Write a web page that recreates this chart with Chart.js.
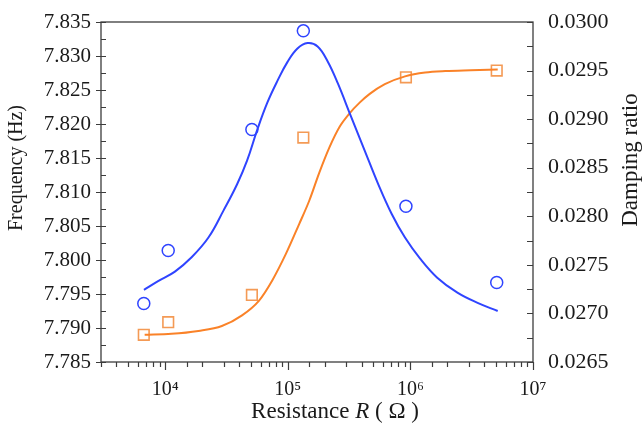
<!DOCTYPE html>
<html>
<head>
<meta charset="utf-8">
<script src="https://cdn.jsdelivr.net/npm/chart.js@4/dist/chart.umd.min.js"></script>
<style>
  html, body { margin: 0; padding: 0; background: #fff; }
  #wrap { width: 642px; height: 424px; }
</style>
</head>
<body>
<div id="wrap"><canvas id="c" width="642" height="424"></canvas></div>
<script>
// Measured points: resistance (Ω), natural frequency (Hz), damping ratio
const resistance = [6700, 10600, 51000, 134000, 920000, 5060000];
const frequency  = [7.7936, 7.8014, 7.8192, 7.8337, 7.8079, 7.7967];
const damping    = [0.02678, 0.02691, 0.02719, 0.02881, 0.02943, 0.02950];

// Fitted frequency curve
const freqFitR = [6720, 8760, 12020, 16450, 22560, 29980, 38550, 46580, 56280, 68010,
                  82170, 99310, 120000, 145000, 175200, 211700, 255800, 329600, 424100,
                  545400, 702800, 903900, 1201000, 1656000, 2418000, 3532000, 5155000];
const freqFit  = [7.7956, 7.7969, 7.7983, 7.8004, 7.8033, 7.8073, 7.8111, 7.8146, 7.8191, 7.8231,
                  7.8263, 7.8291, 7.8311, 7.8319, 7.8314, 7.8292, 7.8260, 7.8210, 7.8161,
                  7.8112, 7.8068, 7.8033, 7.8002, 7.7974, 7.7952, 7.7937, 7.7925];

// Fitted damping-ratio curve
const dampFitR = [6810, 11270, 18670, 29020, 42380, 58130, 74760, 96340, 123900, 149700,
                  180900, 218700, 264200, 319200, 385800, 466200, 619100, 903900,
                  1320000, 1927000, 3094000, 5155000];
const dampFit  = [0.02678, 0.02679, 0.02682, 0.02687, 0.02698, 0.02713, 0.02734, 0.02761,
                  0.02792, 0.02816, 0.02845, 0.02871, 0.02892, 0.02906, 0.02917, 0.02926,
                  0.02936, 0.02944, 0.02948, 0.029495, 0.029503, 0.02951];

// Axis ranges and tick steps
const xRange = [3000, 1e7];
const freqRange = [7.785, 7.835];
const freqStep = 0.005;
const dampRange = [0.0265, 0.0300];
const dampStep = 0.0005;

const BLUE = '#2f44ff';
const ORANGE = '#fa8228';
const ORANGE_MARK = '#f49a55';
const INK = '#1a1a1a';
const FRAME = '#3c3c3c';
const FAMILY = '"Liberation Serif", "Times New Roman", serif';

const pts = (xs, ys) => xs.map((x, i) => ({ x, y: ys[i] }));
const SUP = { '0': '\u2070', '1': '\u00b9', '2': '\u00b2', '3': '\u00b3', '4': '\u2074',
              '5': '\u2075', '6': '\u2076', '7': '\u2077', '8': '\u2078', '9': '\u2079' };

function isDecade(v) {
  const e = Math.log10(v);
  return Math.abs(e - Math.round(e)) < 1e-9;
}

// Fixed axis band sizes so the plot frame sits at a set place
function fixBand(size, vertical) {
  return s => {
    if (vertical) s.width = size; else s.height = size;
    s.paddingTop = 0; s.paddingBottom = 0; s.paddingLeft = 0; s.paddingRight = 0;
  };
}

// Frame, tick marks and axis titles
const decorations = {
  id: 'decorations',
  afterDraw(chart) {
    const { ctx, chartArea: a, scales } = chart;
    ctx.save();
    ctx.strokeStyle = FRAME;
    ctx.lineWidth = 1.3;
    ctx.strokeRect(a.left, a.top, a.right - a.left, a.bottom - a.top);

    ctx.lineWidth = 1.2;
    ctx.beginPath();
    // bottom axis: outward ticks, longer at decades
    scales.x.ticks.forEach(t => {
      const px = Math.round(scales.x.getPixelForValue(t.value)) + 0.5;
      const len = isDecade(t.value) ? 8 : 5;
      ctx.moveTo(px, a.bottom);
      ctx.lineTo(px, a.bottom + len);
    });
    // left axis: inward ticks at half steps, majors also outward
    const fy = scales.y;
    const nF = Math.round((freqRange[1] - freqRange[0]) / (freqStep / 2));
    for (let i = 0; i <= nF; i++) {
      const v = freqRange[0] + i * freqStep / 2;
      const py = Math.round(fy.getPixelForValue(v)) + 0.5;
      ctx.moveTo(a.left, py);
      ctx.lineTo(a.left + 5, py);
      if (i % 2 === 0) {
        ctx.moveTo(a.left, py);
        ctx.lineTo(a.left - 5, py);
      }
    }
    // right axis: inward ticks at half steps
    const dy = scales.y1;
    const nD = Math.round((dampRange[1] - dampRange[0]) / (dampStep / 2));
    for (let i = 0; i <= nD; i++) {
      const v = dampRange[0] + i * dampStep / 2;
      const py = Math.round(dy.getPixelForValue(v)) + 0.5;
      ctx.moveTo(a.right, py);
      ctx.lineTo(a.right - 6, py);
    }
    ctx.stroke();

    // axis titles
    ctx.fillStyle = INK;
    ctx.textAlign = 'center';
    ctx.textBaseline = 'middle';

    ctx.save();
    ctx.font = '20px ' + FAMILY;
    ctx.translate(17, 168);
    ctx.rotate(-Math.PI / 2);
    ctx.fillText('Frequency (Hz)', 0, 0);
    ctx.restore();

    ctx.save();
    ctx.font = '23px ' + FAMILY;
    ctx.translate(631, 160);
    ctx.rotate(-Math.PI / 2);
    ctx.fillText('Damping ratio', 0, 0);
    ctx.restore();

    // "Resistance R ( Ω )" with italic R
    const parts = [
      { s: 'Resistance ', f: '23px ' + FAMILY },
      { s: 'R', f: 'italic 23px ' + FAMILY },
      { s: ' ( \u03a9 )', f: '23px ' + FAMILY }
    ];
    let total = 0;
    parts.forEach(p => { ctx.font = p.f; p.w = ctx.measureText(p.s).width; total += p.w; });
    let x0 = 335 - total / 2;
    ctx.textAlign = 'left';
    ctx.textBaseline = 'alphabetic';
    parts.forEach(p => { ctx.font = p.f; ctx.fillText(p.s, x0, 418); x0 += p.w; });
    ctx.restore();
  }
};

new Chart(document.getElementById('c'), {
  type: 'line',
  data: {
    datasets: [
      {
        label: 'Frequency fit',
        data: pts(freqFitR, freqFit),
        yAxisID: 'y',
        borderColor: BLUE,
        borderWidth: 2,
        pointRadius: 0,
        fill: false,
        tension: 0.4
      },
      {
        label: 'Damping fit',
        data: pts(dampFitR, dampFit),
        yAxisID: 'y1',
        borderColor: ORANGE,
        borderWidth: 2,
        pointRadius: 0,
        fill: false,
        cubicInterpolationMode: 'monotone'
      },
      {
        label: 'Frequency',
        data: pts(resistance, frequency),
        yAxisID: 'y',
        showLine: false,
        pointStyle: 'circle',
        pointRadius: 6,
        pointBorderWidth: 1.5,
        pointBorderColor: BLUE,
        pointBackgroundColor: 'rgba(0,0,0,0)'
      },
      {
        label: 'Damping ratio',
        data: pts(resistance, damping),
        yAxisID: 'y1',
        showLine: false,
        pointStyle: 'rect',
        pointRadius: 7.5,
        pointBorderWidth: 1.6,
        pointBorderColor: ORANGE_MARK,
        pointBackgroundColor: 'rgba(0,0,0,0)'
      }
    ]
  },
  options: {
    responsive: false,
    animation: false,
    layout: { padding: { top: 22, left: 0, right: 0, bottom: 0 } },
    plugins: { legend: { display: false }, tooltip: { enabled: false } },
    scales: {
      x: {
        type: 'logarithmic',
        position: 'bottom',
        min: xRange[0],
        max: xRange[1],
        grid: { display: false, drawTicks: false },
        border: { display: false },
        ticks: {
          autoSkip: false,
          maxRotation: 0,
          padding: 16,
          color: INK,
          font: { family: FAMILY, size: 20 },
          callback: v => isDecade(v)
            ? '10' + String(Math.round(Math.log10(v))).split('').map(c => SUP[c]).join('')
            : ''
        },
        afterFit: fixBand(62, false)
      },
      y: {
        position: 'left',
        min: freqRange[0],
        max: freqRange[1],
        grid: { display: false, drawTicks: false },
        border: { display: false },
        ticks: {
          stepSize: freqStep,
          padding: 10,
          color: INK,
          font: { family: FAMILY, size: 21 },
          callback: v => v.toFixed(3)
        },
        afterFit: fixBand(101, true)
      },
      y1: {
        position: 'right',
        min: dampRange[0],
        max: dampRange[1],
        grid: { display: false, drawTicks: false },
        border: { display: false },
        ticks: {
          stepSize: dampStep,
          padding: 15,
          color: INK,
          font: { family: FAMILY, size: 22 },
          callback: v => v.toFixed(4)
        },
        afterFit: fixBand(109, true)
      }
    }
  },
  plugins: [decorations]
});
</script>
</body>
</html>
_ _ _ _ _ _ _
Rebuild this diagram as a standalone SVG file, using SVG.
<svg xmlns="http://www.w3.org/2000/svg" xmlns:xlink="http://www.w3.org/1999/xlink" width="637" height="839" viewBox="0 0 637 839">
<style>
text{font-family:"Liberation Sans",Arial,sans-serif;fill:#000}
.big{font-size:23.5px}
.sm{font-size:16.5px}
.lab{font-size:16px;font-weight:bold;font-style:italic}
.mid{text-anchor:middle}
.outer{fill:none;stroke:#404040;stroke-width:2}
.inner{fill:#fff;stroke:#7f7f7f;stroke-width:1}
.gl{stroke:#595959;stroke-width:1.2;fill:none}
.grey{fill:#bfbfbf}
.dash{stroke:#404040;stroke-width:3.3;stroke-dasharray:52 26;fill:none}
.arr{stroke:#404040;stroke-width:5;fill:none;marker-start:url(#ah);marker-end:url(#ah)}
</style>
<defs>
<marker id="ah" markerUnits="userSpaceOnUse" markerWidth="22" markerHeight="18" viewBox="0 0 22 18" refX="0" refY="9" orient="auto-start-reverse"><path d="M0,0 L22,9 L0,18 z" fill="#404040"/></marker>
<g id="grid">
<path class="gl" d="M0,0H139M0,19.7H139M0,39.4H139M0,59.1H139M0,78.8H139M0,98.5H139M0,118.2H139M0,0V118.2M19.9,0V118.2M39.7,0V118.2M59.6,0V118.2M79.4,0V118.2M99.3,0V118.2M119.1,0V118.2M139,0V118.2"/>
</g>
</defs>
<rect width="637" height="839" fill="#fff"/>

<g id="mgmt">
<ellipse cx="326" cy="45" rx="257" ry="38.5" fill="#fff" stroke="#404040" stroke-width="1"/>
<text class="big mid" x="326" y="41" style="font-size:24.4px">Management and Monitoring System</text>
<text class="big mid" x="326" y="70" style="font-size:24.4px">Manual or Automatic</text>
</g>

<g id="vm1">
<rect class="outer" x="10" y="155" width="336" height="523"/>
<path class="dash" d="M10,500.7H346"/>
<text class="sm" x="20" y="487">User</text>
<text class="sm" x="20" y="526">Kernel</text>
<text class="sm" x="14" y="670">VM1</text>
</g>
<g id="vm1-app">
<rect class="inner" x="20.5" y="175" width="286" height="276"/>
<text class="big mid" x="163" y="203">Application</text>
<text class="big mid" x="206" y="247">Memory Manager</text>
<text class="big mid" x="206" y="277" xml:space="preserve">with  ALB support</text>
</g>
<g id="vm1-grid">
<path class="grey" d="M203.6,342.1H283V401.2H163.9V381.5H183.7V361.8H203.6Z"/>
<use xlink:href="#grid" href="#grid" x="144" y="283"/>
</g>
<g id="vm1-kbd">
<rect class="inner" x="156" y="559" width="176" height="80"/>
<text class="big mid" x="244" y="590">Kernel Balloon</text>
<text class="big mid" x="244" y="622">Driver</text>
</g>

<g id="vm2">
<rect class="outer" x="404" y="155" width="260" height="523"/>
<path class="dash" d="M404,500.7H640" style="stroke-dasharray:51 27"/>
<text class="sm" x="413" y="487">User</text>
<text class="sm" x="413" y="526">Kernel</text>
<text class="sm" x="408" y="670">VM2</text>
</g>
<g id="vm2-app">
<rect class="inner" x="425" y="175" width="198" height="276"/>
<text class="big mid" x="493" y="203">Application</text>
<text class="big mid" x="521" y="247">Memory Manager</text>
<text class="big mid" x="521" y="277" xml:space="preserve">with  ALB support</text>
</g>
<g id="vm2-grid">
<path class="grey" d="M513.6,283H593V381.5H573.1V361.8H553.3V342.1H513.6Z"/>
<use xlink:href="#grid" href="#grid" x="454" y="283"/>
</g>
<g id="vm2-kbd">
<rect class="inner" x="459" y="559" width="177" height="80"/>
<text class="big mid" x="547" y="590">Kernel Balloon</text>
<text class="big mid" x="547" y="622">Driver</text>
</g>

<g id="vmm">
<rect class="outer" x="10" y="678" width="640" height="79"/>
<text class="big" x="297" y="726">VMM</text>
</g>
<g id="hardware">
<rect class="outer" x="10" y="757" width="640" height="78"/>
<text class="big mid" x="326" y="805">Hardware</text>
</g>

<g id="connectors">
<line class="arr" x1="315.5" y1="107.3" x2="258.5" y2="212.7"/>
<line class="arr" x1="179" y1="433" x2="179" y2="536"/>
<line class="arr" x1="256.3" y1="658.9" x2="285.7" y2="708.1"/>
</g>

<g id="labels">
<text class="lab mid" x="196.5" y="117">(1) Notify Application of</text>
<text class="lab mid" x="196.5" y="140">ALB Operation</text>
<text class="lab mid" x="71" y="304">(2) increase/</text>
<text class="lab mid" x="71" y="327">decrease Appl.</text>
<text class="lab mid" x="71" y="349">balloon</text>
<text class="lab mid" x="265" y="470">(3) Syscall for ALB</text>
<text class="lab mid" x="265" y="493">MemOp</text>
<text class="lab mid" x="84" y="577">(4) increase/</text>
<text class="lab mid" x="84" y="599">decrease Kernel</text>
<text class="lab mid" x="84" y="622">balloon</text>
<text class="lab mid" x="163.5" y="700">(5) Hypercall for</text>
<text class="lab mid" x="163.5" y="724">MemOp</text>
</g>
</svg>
_ _ _ _ _ _ _
Transcribe the lines between the one holding "Write a web" and the one holding "7.8112, 7.8068, 7.8033, 7.8002, 7.7974, 7.7952, 7.7937, 7.7925];", inclusive, and leave out any pictures.

TASK RESPONSE ▸
Write a web page that recreates this chart with Chart.js.
<!DOCTYPE html>
<html>
<head>
<meta charset="utf-8">
<script src="https://cdn.jsdelivr.net/npm/chart.js@4/dist/chart.umd.min.js"></script>
<style>
  html, body { margin: 0; padding: 0; background: #fff; }
  #wrap { width: 642px; height: 424px; }
</style>
</head>
<body>
<div id="wrap"><canvas id="c" width="642" height="424"></canvas></div>
<script>
// Measured points: resistance (Ω), natural frequency (Hz), damping ratio
const resistance = [6700, 10600, 51000, 134000, 920000, 5060000];
const frequency  = [7.7936, 7.8014, 7.8192, 7.8337, 7.8079, 7.7967];
const damping    = [0.02678, 0.02691, 0.02719, 0.02881, 0.02943, 0.02950];

// Fitted frequency curve
const freqFitR = [6720, 8760, 12020, 16450, 22560, 29980, 38550, 46580, 56280, 68010,
                  82170, 99310, 120000, 145000, 175200, 211700, 255800, 329600, 424100,
                  545400, 702800, 903900, 1201000, 1656000, 2418000, 3532000, 5155000];
const freqFit  = [7.7956, 7.7969, 7.7983, 7.8004, 7.8033, 7.8073, 7.8111, 7.8146, 7.8191, 7.8231,
                  7.8263, 7.8291, 7.8311, 7.8319, 7.8314, 7.8292, 7.8260, 7.8210, 7.8161,
                  7.8112, 7.8068, 7.8033, 7.8002, 7.7974, 7.7952, 7.7937, 7.7925];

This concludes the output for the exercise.